Ramon S. Ang, president of both Petron Corp. and its parent conglomerate San Miguel Corp. (SMC), told reporters late Wednesday that the Bataan refinery had now become very efficient in its fuel extraction, with output now reaching 180,000 barrels a day. “That means it has achieved maximum liquid yield and even for petrochemical products, this has been achieved,” Ang said shortly before the investors briefing for SMC’s P30-billion preferred shares offering late Wednesday.
“Can you imagine that at $30 per barrel, we will be tracking $650 million in cash flow?
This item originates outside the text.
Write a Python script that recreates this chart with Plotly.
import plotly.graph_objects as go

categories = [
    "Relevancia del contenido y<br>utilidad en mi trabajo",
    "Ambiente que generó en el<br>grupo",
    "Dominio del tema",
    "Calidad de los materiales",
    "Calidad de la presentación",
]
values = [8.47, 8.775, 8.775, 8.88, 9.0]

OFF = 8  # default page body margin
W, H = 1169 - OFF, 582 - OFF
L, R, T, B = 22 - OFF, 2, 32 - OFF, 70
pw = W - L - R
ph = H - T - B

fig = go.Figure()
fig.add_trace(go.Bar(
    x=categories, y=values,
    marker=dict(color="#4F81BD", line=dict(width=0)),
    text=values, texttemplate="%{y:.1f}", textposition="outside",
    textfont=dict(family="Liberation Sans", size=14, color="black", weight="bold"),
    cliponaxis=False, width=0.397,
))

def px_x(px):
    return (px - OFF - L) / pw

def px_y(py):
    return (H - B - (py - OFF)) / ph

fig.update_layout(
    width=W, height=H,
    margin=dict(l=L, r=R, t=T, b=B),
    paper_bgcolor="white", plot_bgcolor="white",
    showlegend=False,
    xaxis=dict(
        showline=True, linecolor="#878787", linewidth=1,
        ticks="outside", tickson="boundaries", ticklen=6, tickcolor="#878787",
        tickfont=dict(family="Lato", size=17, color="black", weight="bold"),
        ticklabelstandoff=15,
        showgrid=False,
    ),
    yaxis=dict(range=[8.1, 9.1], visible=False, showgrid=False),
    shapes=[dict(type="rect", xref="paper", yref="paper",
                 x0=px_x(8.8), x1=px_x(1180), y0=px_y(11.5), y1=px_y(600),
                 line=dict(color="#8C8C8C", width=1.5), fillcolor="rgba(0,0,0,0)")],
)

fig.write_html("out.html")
And this year, 2016, I think Petron will give us P18 billion net income (even with global oil prices) at $30 per barrel,” Ang later on said during the open forum.
In the first nine months of 2015, Petron posted P4.46 billion in net profit attributable to equity holders of parent firm compared to P3.32 billion in the same period a year ago.
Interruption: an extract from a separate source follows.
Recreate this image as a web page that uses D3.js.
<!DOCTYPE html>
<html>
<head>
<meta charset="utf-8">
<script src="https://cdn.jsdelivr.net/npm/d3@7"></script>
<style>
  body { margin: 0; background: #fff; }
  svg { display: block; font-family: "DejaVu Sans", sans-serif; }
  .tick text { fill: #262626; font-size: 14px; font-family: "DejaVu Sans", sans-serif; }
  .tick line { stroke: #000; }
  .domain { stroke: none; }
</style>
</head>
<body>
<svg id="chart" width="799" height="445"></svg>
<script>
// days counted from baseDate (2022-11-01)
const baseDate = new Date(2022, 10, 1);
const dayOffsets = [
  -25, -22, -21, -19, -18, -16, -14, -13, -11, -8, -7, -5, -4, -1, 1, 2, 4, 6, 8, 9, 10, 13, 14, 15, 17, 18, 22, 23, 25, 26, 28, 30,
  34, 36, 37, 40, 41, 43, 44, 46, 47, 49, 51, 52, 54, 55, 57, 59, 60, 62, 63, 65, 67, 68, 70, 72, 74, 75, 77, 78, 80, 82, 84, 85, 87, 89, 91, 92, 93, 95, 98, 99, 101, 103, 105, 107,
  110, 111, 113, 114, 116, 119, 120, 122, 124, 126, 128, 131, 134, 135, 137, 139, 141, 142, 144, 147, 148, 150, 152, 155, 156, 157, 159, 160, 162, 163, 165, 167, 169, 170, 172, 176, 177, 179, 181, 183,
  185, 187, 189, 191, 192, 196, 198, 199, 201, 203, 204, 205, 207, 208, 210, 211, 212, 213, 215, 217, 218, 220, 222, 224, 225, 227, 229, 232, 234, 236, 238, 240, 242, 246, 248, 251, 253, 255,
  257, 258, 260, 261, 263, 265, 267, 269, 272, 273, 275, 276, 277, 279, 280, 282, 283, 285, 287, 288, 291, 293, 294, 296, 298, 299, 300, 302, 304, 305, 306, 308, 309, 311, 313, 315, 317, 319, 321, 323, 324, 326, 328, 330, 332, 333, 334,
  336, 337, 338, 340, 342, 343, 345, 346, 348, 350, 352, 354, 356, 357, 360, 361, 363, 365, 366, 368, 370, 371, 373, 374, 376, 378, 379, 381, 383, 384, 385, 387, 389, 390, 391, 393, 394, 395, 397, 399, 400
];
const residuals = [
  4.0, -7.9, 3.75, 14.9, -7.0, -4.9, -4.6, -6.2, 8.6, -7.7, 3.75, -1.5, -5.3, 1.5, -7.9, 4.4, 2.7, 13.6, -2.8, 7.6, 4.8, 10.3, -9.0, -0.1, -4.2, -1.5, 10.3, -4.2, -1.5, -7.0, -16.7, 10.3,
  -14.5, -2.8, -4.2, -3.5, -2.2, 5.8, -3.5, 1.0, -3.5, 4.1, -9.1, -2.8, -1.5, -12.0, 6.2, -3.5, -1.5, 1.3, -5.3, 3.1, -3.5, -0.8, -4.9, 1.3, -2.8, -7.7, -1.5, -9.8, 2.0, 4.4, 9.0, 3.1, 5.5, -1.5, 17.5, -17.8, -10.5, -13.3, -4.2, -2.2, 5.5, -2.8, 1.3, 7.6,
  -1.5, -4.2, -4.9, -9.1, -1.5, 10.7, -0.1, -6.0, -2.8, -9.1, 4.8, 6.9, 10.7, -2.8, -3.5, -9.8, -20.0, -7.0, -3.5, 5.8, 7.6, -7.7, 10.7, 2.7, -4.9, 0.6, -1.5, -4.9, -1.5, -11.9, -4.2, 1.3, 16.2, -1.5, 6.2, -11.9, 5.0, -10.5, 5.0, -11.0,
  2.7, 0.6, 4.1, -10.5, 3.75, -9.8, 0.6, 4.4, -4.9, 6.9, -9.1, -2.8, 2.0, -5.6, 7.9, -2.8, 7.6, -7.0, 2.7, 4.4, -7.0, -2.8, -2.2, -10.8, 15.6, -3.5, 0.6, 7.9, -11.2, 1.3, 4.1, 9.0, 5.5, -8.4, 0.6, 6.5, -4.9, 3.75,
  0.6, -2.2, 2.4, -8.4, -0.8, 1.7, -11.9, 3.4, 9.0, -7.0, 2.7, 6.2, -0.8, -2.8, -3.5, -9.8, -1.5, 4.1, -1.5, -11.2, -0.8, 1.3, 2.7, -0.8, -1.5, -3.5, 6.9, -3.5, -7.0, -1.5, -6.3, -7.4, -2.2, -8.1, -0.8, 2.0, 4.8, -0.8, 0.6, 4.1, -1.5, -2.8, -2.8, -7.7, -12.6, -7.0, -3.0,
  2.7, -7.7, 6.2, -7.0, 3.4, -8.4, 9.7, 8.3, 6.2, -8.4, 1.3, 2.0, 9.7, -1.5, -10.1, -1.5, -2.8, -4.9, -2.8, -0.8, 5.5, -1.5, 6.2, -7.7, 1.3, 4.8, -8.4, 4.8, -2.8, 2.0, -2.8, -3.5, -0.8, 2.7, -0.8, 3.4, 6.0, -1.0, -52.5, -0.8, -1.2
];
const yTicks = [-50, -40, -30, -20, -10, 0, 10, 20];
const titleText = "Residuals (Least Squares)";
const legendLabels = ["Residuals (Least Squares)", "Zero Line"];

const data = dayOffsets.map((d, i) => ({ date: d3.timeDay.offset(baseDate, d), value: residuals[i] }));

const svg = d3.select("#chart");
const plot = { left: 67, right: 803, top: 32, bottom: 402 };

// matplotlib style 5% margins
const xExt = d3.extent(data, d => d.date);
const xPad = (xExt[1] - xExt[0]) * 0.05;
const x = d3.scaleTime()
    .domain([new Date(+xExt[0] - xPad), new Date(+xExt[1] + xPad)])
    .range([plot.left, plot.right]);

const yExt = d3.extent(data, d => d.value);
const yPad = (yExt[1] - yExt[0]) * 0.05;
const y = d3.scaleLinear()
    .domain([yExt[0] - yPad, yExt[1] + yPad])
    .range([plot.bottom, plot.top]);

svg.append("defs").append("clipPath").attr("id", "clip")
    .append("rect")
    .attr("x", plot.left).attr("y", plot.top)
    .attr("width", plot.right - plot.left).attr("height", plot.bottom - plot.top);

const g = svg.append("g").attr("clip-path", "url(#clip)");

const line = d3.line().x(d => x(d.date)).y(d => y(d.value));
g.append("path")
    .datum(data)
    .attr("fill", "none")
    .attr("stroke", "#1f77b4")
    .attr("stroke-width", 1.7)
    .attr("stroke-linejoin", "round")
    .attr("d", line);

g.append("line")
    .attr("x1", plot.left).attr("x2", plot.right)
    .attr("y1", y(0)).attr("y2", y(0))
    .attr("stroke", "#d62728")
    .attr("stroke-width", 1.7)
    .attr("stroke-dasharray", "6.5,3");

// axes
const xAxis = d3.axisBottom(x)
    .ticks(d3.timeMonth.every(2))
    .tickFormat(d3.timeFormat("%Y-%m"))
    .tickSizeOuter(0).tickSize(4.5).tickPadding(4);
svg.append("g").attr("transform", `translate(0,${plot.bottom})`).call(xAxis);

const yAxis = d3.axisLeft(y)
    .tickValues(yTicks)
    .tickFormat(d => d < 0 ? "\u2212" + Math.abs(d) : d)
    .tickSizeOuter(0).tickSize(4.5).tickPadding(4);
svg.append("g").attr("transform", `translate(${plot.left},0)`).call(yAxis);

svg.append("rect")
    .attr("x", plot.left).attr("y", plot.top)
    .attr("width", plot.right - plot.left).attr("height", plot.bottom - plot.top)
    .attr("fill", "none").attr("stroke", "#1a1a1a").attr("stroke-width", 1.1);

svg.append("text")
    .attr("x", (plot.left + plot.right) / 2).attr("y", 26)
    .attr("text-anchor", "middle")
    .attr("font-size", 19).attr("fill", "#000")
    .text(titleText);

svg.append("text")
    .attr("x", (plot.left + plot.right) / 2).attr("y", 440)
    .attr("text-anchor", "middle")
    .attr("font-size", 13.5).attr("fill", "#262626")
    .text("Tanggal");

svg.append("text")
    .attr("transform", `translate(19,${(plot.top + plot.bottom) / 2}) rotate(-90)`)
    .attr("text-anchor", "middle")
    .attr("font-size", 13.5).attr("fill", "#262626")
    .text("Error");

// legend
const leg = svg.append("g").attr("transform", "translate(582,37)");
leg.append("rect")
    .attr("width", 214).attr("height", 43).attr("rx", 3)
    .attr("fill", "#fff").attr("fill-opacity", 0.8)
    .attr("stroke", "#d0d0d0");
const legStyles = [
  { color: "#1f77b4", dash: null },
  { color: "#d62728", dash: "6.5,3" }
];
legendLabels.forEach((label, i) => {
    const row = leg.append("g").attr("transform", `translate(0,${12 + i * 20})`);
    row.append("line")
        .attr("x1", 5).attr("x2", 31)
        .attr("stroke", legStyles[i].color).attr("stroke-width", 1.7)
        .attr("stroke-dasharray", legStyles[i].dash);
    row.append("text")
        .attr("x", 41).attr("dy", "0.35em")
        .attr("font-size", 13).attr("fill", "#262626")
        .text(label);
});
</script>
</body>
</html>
In 2014, Petron chalked up a full-year attributable net profit of P3.32 billion compared to P5.25 billion in 2013.
Petron has spent $2 billion upgrading the Bataan refinery and shelled out another $700 million to put up a power plant to supply electricity to Petron and supply another 600 tons per hour of steam.
When Petron started the refinery upgrade a few years back, Ang said global oil price averaged at $100 per barrel, which in turn was projected give Petron $1 billion in free cash flow each year once the project was completed.
But even now that oil prices had gone down to about $30 per barrel, Ang said cash flow based on earnings before interest taxes, depreciation and amortization (EBITDA) could still reach $650 million this year because of the increase in economic yield following the successful refinery upgrading program.
“When we were expanding the refinery, the liquid yield or economic yield of the refinery was much lower then at around 60-plus percent. Right after we have expanded the refinery, we are now experiencing a tremendous growth in the extraction of white product, meaning for every barrel, we are now able to extract 93 percent economic liquid yield of gasoline or diesel. So we are quite lucky that the technology we have chosen in the upgrading of the refinery in the Philippines was really really very successful,” Ang said.